Ingredients
Method
Prep and set up
- Bring about 3 quarts of salted water to a boil. Zest and juice the lemon, chop parsley, and toast breadcrumbs until golden. Keep a mug ready for pasta water.
Melt and dissolve anchovies
- In a large skillet, melt 3 oz butter over medium-low heat. Add 8–12 anchovy fillets and stir with a wooden spoon until they dissolve completely into the butter (about 4 minutes).

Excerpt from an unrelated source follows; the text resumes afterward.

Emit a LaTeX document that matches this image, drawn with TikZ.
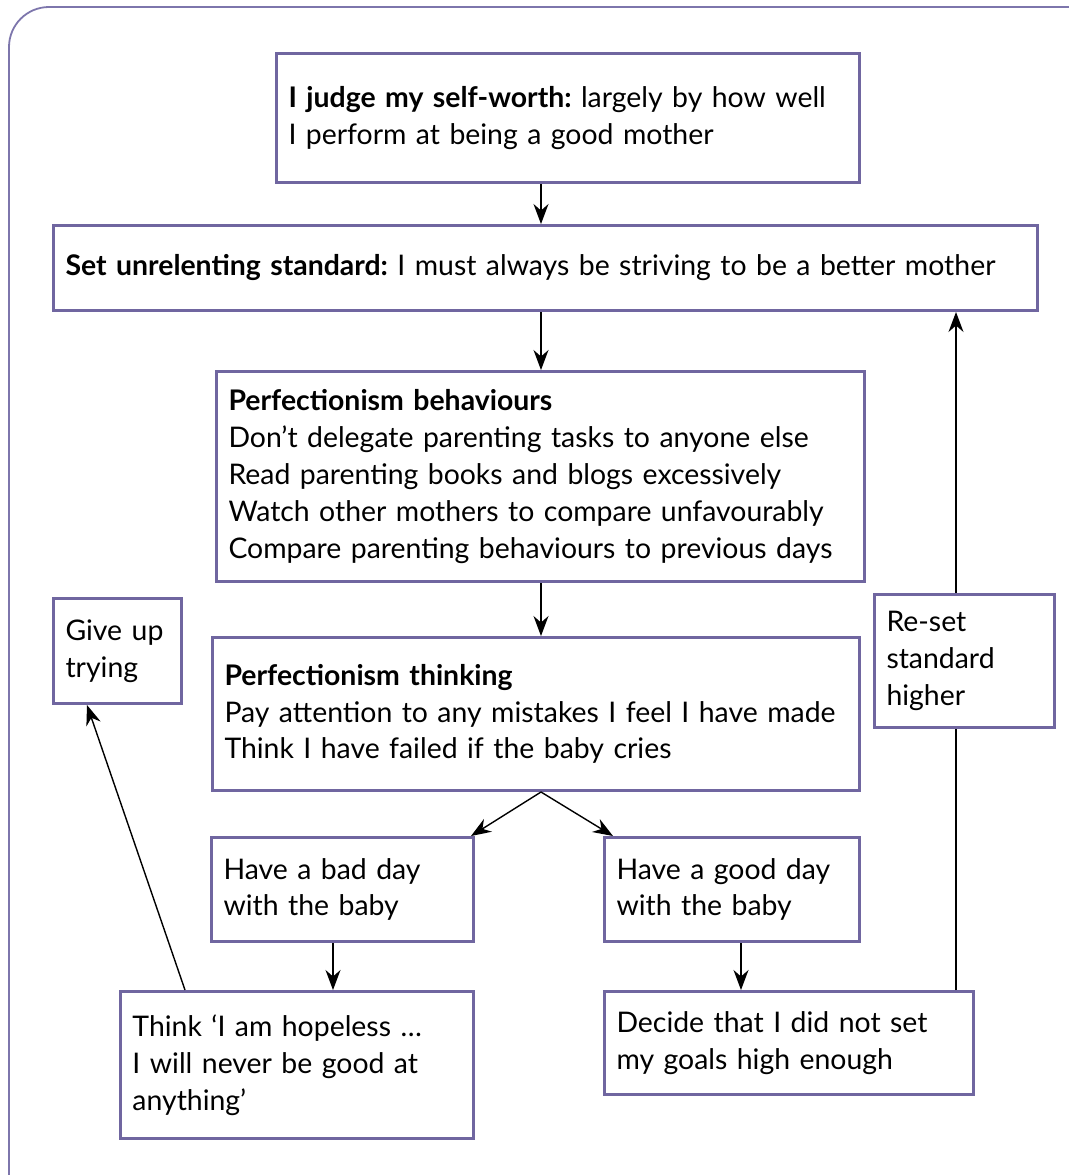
\documentclass[tikz,border=0pt]{standalone}
\usepackage{fontspec}
\setmainfont{Lato}
\frenchspacing
\usetikzlibrary{arrows.meta,calc}

\definecolor{boxline}{RGB}{112,102,160}
\definecolor{frameline}{RGB}{125,118,172}

\tikzset{
    box/.style={draw=boxline, line width=1.5pt, anchor=north west, align=left,
        inner xsep=6pt, inner ysep=0pt,
        font=\fontsize{14.2}{18.4}\selectfont},
    arr/.style={-{Stealth[length=10pt,width=7.5pt]}, line width=0.7pt},
}

\begin{document}
\begin{tikzpicture}[x=0.5pt,y=-0.5pt]
    \useasboundingbox (0,0) rectangle (1069,1175);
    \draw[frameline, line width=0.9pt, rounded corners=20pt]
        (9,1200) -- (9,7) -- (1100,7);
    %% boxes
    \node[box, minimum width=291.5pt, minimum height=64.5pt, text width=279.5pt]
        (worth) at (275,52)
        {\textbf{I judge my self-worth:} largely by how well\\I perform at being a good mother};
    \node[box, minimum width=492pt, minimum height=42.5pt, text width=480pt]
        (standard) at (52,224)
        {\textbf{Set unrelenting standard:} I must always be striving to be a better mother};
    \node[box, minimum width=324pt, minimum height=105pt, text width=312pt]
        (behav) at (215,370)
        {\textbf{Perfectionism behaviours}\\
         Don’t delegate parenting tasks to anyone else\\
         Read parenting books and blogs excessively\\
         Watch other mothers to compare unfavourably\\
         Compare parenting behaviours to previous days};
    \node[box, minimum width=323.5pt, minimum height=76.5pt, text width=311.5pt]
        (think) at (211,636)
        {\textbf{Perfectionism thinking}\\
         Pay attention to any mistakes I feel I have made\\
         Think I have failed if the baby cries};
    \node[box, minimum width=64pt, minimum height=52.5pt, text width=52pt]
        (giveup) at (52,597) {Give up\\trying};
    \node[box, minimum width=90pt, minimum height=66.5pt, text width=78pt]
        (reset) at (873,593) {Re-set\\standard\\higher};
    \node[box, minimum width=131pt, minimum height=52pt, text width=119pt]
        (bad) at (210,836) {Have a bad day\\with the baby};
    \node[box, minimum width=127.5pt, minimum height=52pt, text width=115.5pt]
        (good) at (603,836) {Have a good day\\with the baby};
    \node[box, minimum width=176.5pt, minimum height=73.5pt, text width=164.5pt]
        (hopeless) at (119,990)
        {Think ‘I am hopeless …\\I will never be good at\\anything’};
    \node[box, minimum width=184.5pt, minimum height=51.5pt, text width=172.5pt]
        (decide) at (603,990)
        {Decide that I did not set\\my goals high enough};
    %% columns for the connectors
    \coordinate (colA) at (541,0);
    \coordinate (colB) at (333,0);
    \coordinate (colC) at (741,0);
    \coordinate (colD) at (956,0);
    %% connectors
    \draw[arr] (worth.south -| colA) -- (standard.north -| colA);
    \draw[arr] (standard.south -| colA) -- (behav.north -| colA);
    \draw[arr] (behav.south -| colA) -- (think.north -| colA);
    \draw[arr] (think.south -| colA) -- ([xshift=-2pt]bad.north east);
    \draw[arr] (think.south -| colA) -- ([xshift=5pt]good.north west);
    \draw[arr] (bad.south -| colB) -- (hopeless.north -| colB);
    \draw[arr] (good.south -| colC) -- (decide.north -| colC);
    \draw[arr] ([xshift=33pt]hopeless.north west) -- ([xshift=17.5pt]giveup.south west);
    \draw[line width=0.7pt] (decide.north -| colD) -- (reset.south -| colD);
    \draw[arr] (reset.north -| colD) -- (standard.south -| colD);
\end{tikzpicture}
\end{document}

Boil the pasta and reserve water
- Add pasta to boiling water. After 5 minutes, ladle about 1 cup of starchy pasta water into the skillet with the anchovy butter and let it simmer for 1–2 minutes.
Finish pasta in the pan
- Transfer the pasta (just shy of al dente) directly into the skillet. Toss constantly for 2–3 minutes, adding more pasta water in small splashes until the sauce becomes glossy and coats every strand.
Off-heat finish
- Remove from heat. Add the remaining 2 tbsp butter, lemon zest, and a squeeze of juice. Toss until silky and shiny.
Garnish and serve
- Top with toasted breadcrumbs and chopped parsley. Add more lemon juice, a drizzle of olive oil, or grated Pecorino if you like. Serve right away while glossy and warm.
Notes
- Taste as you go—anchovy brands vary in saltiness.
- Use unsalted butter so you can adjust the salt balance easily.
- Always finish the pasta off the heat with butter and lemon; that’s what makes it glossy.
- Serve on warm plates so the sauce stays silky.
- Leftovers reheat best in a skillet with a little water and butter, not in the microwave.